The nature of Jesus’s miracles as reported by the Qur’an is also revealing. The most notable is his Virgin Birth. The Qur’an, in separate chapters (or Surahs) describes the annunciation to the Blessed Virgin Mary. In chapter 3 angels tell Mary “God gives you good news of a word from Him whose name is the Christ, Jesus the son of Mary” (Q 3:45). Elsewhere the Qur’an speaks of God’s creating Jesus by breathing into Mary (Q 21:91). Thus, Jesus is not simply the bearer of miracles (ayat) in the Qur’an. He is himself a miracle.

In some ways this is a profoundly different vision of Jesus from that which the Church has taught us. Indeed there are some places where the Jesus of Qur’an not only differs from the Jesus of Christianity, he even seems to rebuke Christians. For example, in chapter five God asks Jesus, “Did you say to the people: ‘Take me and my mother as two gods apart from God’?” Jesus responds, “Glory be to you! It is not for me to say that which I have no right to say” (Q 5:116). In the following verse he seems to wash his hands of the Christians: “I only said to them that which You commanded me to say: ‘Worship God my Lord and your Lord’” (Q 5:117).

Thus, it would be wrong to say simply that Christians and Muslims have a common faith in Jesus. The Jesus of the Qur’an is not Son of God, and not savior of the world. Indeed, the Qur’an (at least according to the common Muslim understanding) denies entirely the death of Jesus. This is why one of the “Reasons for Our Hope” videos asks whether we should speak of the Crucifixion or the “Crucifiction” in the Qur’an. It would hardly be an exaggeration to say that in some ways the Jesus of the Qur’an is an anti-Christian figure.

Here one seems to arrive at an impasse. It is insufficient and untrue to imagine that the figure of Jesus is “common” to, or “shared” by, Christians and Muslims. Yet it is unfruitful and ungenerous simply to condemn Muslims for rejecting the Church’s teaching on Christ. Happily, there is a third way.

The videos of “Reasons for Our Hope” intend to show to Christians the coherence and beauty of Islamic teaching on Jesus for Muslims. At the same time, they intend to show to Muslims the coherence and beauty of Christian teaching on Jesus for Christians. Learning about the other, and learning to love the other, can lead Christians to strengthen, and not weaken, their own Christian convictions. The videos can also help Muslims to transcend the common Islamic polemic that would make Christians into tritheists who deified the human Jesus and who have been led astray by a false Scripture.

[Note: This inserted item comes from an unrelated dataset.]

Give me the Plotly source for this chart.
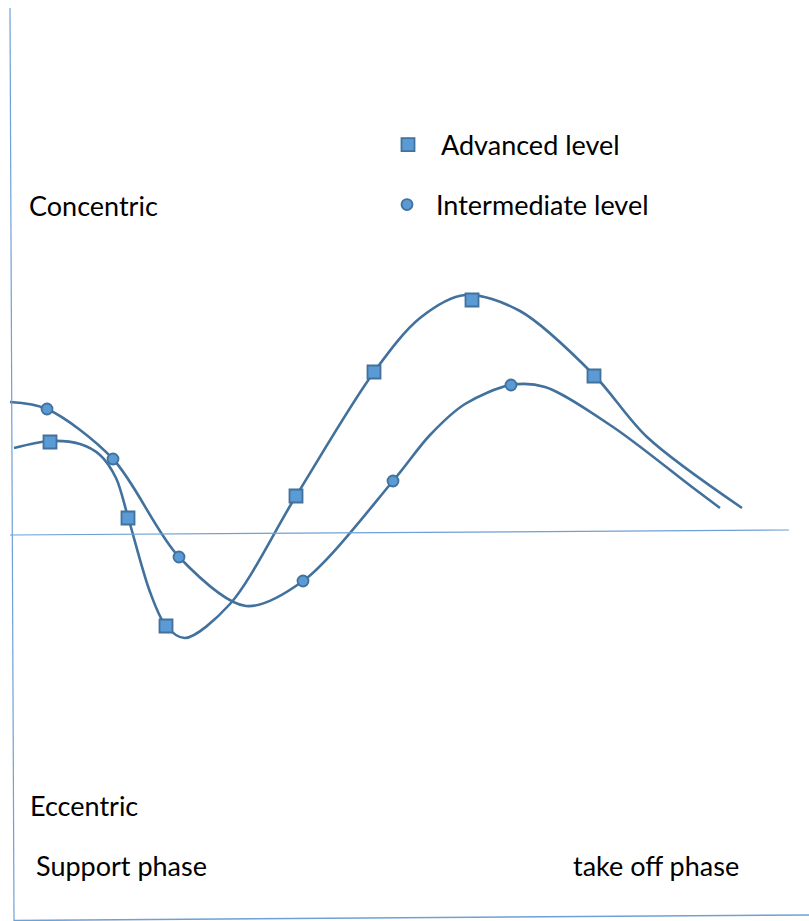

Ultimately, everything rests on the quality of the questions. There are in fact polemical questions which are totally uninteresting, although they perhaps need to be answered (yet remember of Jesus’s silence in front of Herod!). And there are other questions that are not only perfectly legitimate, but can help us grow in the understanding of our own faith, such as “How can you affirm monotheism and believe that Jesus is the son of God” or “How can Jesus die on the cross if he is God?” Sometimes it is only the intonation that marks the difference. Perhaps the answers that we are trying to convey in Reasons for our Hope will be helpful to some Muslims in their spiritual quest. Or perhaps they will not, only God knows. But for sure they will enrich us.

The confluence of the holy seasons of Easter and Ramadan this year might be an opportunity for Christians and Muslims to learn about each other in a way that is still charitable, without falling into simple pluralism. Indeed, it is perhaps more charitable to allow both the Gospel and Islamic teaching be as they are, and not artificially combine them into what they are not. In other words, Christians and Muslims do not need to agree, but they might learn to disagree well.